US 11,868,337 B2
	Systems and methods for correcting label bias in data
Anirban Chatterjee, San Bruno, CA (US); Vijay Srinivas Agneeswaran, Bangalore (IN); and Subhadip Paul, West Bengal (IN)
Assigned to Walmart Apollo, LLC, Bentonville, AR (US)
Filed by Walmart Apollo LLC, Bentonville, AR (US)
Filed on Dec. 9, 2020, as Appl. No. 17/116,651.
Prior Publication US 2022/0179840 A1, Jun. 9, 2022
Int. Cl. G06F 16/00 (2019.01); G06F 16/23 (2019.01); G06N 20/00 (2019.01)

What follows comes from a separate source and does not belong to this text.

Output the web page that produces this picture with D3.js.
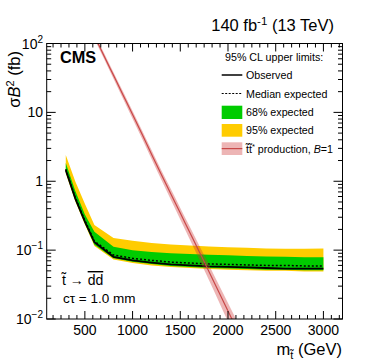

CPC G06F 16/2365 (2019.01) [G06N 20/00 (2019.01)]

14 Claims

1. A system comprising:

a memory having instructions stored thereon, and a processor configured to read the instructions to:

obtain a dataset from a database;

select a first portion of the dataset including trusted data of the dataset such that a remaining dataset exists, wherein the first portion of the dataset is selected using stratified sampling of the dataset;

generate a first classification model based on the remaining dataset;

generate an updated untrusted dataset by simulating exposure of the remaining dataset to an adversarial process;

generate a second classification model based on the updated untrusted dataset;

for each data sample of the remaining dataset, determine whether a corresponding observed label is a true label for the data sample based at least in part on the first portion of the dataset, wherein the determination is based on an estimated reverse transformation function for the first classification model and the second classification model;

generate an updated remaining dataset based on the determination, for each data sample of the remaining dataset, whether the observed label is a true label for the data sample; and

train a machine learning model based on the updated remaining dataset and the first portion of the dataset by:

for each data sample of the remaining dataset, determining a probability of the corresponding observed label being a true label; and

determining, for each data sample of the remaining dataset, whether the corresponding observed label is a true label based on the probability, wherein determining whether the corresponding observed label is the true label is based on a confidence of the processor to have correctly determined the probability.